Abrazos, risas, chascarrillos. Llegan los obispos al hemiciclo donde se desarrollará la Asamblea Plenaria electiva. Mucho en juego, aunque nadie lo diría observando la pátina de fraternidad que lo envuelve todo. Aunque se insiste en que no hay cuotas de poder, los primeros que no se lo creen son ellos, al fin y al cabo, son humanos. Fieramente humanos, cabría decir.
Para ser una reunión de hermanos, ha habido balas perdidas, puñaladas de última hora, fuego amigo y disparos en el pie. Ha sido una Plenaria asombrosa, no tanto por la elección del tándem Omella y Osoro, cuanto porque hemos visto a cardenales saltar de espontáneos al ruedo de las candidaturas en busca del martirio final o por un alarde de maquiavelismo en zapatillas, sin duda por un empacho debido a la mezcla de esas series políticas en que se apoya Iván Redondo con la desfachatez oportunista del nuncio Viganò.
Al final, tanta estrategia de escaleta, tanto guión pautado ha estallado en la cara de los ideólogos en la sombra. No se había visto semejante juego sucio en vísperas de una Plenaria, libro incluido contra Omella, que es una lástima que no hubieran difundido sus capítulos más jugosos, donde se vería que los presuntos desmanes no eran de este cardenal, sino de otros purpurados que miraron para otro lado.
Prefirieron tirar la piedra, esconder la mano y escandalizar a los más incautos, en un ejercicio periodístico que pretendía transitar sin pudor de la infoética del padre Lombardi a la variante más burda del libro de estilo Villarejo. Pero no solo no coló ni encolerizó, sino que decantó aún más el resultado final.
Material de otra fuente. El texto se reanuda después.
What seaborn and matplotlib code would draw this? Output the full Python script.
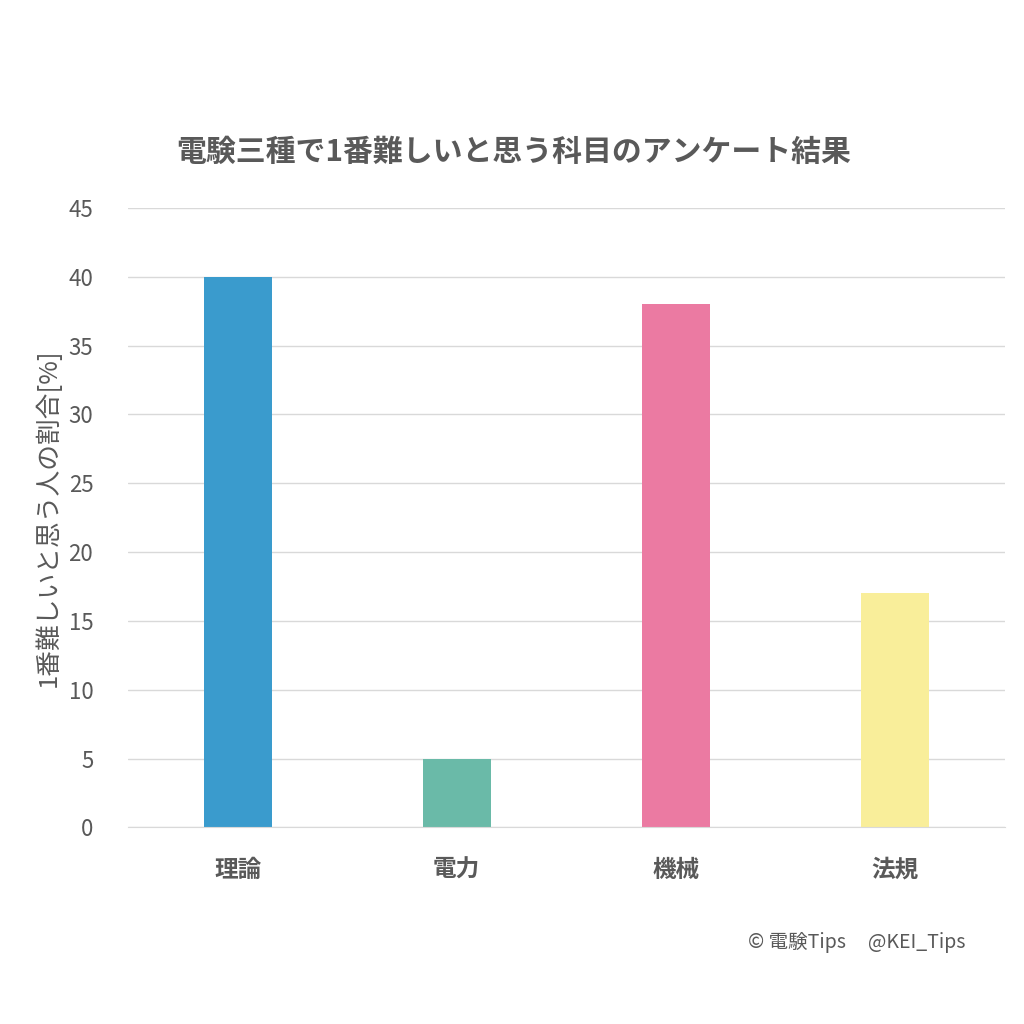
import matplotlib
matplotlib.use("Agg")
import matplotlib.pyplot as plt
import seaborn as sns
import pandas as pd

categories = ["理論", "電力", "機械", "法規"]
values = [40, 5, 38, 17]
colors = ["#3A9BCD", "#6ABAA8", "#EB7AA2", "#F9EE9A"]
yticks = [0, 5, 10, 15, 20, 25, 30, 35, 40, 45]

sns.set_style("white")
plt.rcParams['font.family'] = ['Noto Sans CJK JP', 'DejaVu Sans']
gray = "#595959"

df = pd.DataFrame({"cat": categories, "val": values})
fig = plt.figure(figsize=(10.24, 10.24), dpi=100)
ax = fig.add_axes([0.125, 0.192, 0.856, 0.605])
sns.barplot(data=df, x="cat", y="val", hue="cat", palette=colors, width=0.31,
            legend=False, ax=ax, saturation=1, linewidth=0)
ax.set_ylim(0, 45)
ax.set_xlim(-0.5, 3.5)
ax.set_yticks(yticks)
ax.yaxis.grid(True, color="#D9D9D9", linewidth=1)
ax.set_axisbelow(True)
for s in ["top", "right", "left"]:
    ax.spines[s].set_visible(False)
ax.spines["bottom"].set_color("#D9D9D9")
ax.tick_params(axis="y", length=0, labelsize=16, labelcolor=gray, pad=25)
ax.tick_params(axis="x", length=0, labelsize=17, labelcolor=gray, pad=22)
for t in ax.get_xticklabels():
    t.set_fontweight("bold")
ax.set_xlabel("")
ax.set_ylabel("1番難しいと思う人の割合[%]", fontsize=18.5, color=gray, labelpad=5)
fig.text(0.502, 1 - 152/1024, "電験三種で1番難しいと思う科目のアンケート結果",
         ha="center", va="center", fontsize=21.5, fontweight="bold", color=gray)
fig.text(965/1024, 1 - 942/1024, "© 電験Tips     @KEI_Tips", ha="right", va="center",
         fontsize=14, color=gray)
fig.savefig("out.png", dpi=100)
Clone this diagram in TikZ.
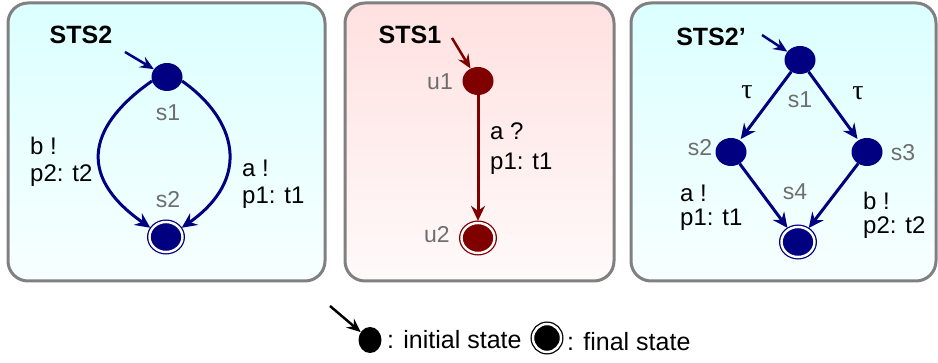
\documentclass[tikz,border=0pt]{standalone}
\usepackage{fontspec}
\setmainfont{Liberation Sans}
\newfontfamily\taufont{Liberation Serif}
\usetikzlibrary{arrows.meta,shapes.geometric}
\definecolor{stsblue}{HTML}{000080}
\definecolor{stsred}{HTML}{800000}
\definecolor{lblgray}{HTML}{6E6E6E}
\definecolor{boxgray}{HTML}{808080}
\begin{document}
\begin{tikzpicture}[x=1pt,y=1pt,
  panel/.style={draw=boxgray,line width=3pt,rounded corners=20pt},
  st/.style={ellipse,fill=#1,minimum width=31pt,minimum height=28pt,inner sep=0pt},
  fin/.style={ellipse,fill=#1,draw=#1,double=white,line width=1.3pt,double distance=2.4pt,minimum width=33pt,minimum height=30pt,inner sep=0pt},
  tr/.style={line width=3pt,shorten >=1.5pt,-{Stealth[length=15pt,width=14pt,inset=5pt]}},
  init/.style={line width=2.5pt,-{Stealth[length=14pt,width=12pt,inset=5pt]}},
  title/.style={font=\fontsize{25}{30}\selectfont\bfseries,inner sep=0pt},
  lbl/.style={font=\fontsize{24}{27}\selectfont,align=left,anchor=north west,inner sep=0pt},
  sname/.style={font=\fontsize{23}{26}\selectfont,text=lblgray,inner sep=0pt},
  legend/.style={font=\fontsize{25}{28}\selectfont,anchor=west,inner sep=0pt}]
\useasboundingbox (0,0) rectangle (938,-363);
% panels
\path[panel,top color=cyan!14,bottom color=cyan!3] (8,-3) rectangle (325,-281);
\path[panel,top color=red!12,bottom color=red!2] (345,-3) rectangle (614,-281);
\path[panel,top color=cyan!14,bottom color=cyan!3] (631,-3) rectangle (936,-281);
% STS2
\node[title] (t2) at (81,-35) {STS2};
\node[st=stsblue] (a1) at (167,-77) {};
\node[fin=stsblue] (a2) at (166,-237) {};
\node[sname] (a1n) at (168,-113) {s1};
\node[sname] (a2n) at (168,-200) {s2};
\coordinate (a0) at (125,-52);
\draw[init,stsblue] (a0)--(a1);
\draw[tr,stsblue] (a1.195) .. controls +(215:73) and +(145:96) .. (a2.150);
\draw[tr,stsblue] (a1.-15) .. controls +(-35:66) and +(35:88) .. (a2.30);
\node[lbl] (ab) at (30,-137) {b !\\p2: t2};
\node[lbl] (aa) at (242,-160) {a !\\p1: t1};
% STS1
\node[title] (t1) at (410,-35) {STS1};
\node[st=stsred] (u1) at (478,-81) {};
\node[fin=stsred] (u2) at (478,-238) {};
\node[sname] (u1n) at (440,-82) {u1};
\node[sname] (u2n) at (437,-235) {u2};
\coordinate (u0) at (452,-38);
\draw[init,stsred] (u0)--(u1);
\draw[tr,stsred] (u1)--(u2);
\node[lbl] (ua) at (490,-123) {a ?\\[3pt]p1: t1};
% STS2'
\node[title] (t3) at (711,-37) {STS2'};
\node[st=stsblue] (b1) at (800,-60) {};
\node[st=stsblue] (b2) at (731,-152) {};
\node[st=stsblue] (b3) at (867,-152) {};
\node[fin=stsblue] (b4) at (798,-242) {};
\node[sname] (b1n) at (800,-100) {s1};
\node[sname] (b2n) at (700,-148) {s2};
\node[sname] (b3n) at (903,-153) {s3};
\node[sname] (b4n) at (795,-192) {s4};
\coordinate (b0) at (762,-35);
\draw[init,stsblue] (b0)--(b1);
\draw[tr,stsblue] (b1)--(b2);
\draw[tr,stsblue] (b1)--(b3);
\draw[tr,stsblue] (b2)--(b4);
\draw[tr,stsblue] (b3)--(b4);
\node[font=\fontsize{28}{30}\taufont] (tl) at (747,-92) {τ};
\node[font=\fontsize{28}{30}\taufont] (tr) at (858,-93) {τ};
\node[lbl] (ba) at (680,-185) {a !\\[-3pt]p1: t1};
\node[lbl] (bb) at (863,-192) {b !\\[-3pt]p2: t2};
% legend
\coordinate (l0) at (330,-306);
\node[ellipse,fill=black,minimum width=23pt,minimum height=26pt,inner sep=0pt] (l1) at (370,-340) {};
\draw[init,black] (l0)--(l1);
\node[legend] (l1t) at (387,-340) {: initial state};
\node[circle,fill=black,draw=black,double=white,line width=1.3pt,double distance=2.4pt,minimum size=28pt,inner sep=0pt] (l2) at (547,-338) {};
\node[legend] (l2t) at (567,-342) {: final state};
\end{tikzpicture}
\end{document}
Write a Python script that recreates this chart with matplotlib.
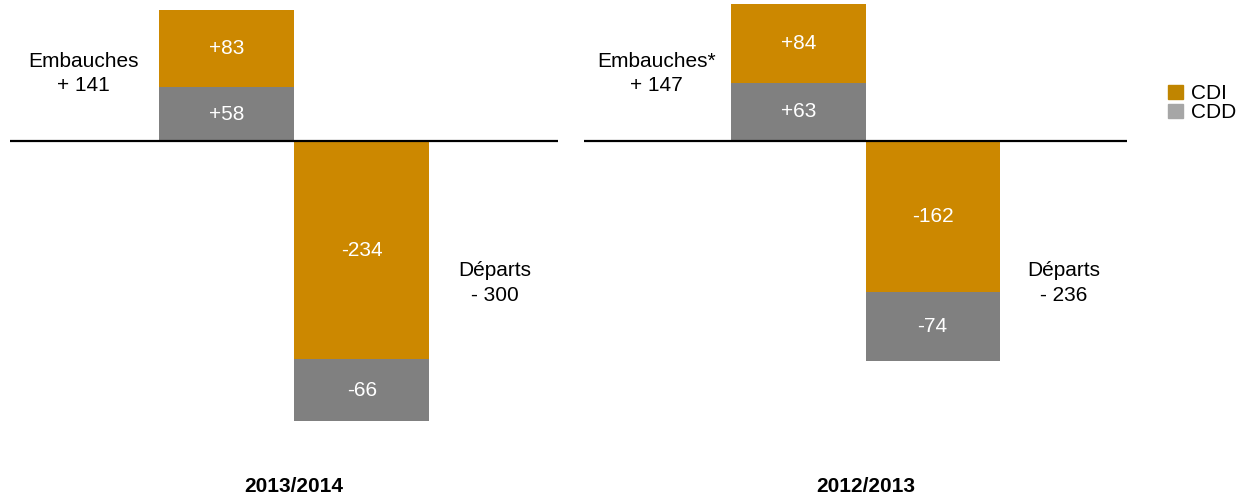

Tampoco coló que no había candidatos posibles ni alternativos a Omella, mucho antes incluso de que el arzobispo de Barcelona tuviese claro que no le quedaba a él mismo otra alternativa. Jugaron a dividir, a dispersar, a proponer candidatos de paja, a esperar agazapados. Un elaborado manual que se dio de bruces con un cura de pueblo.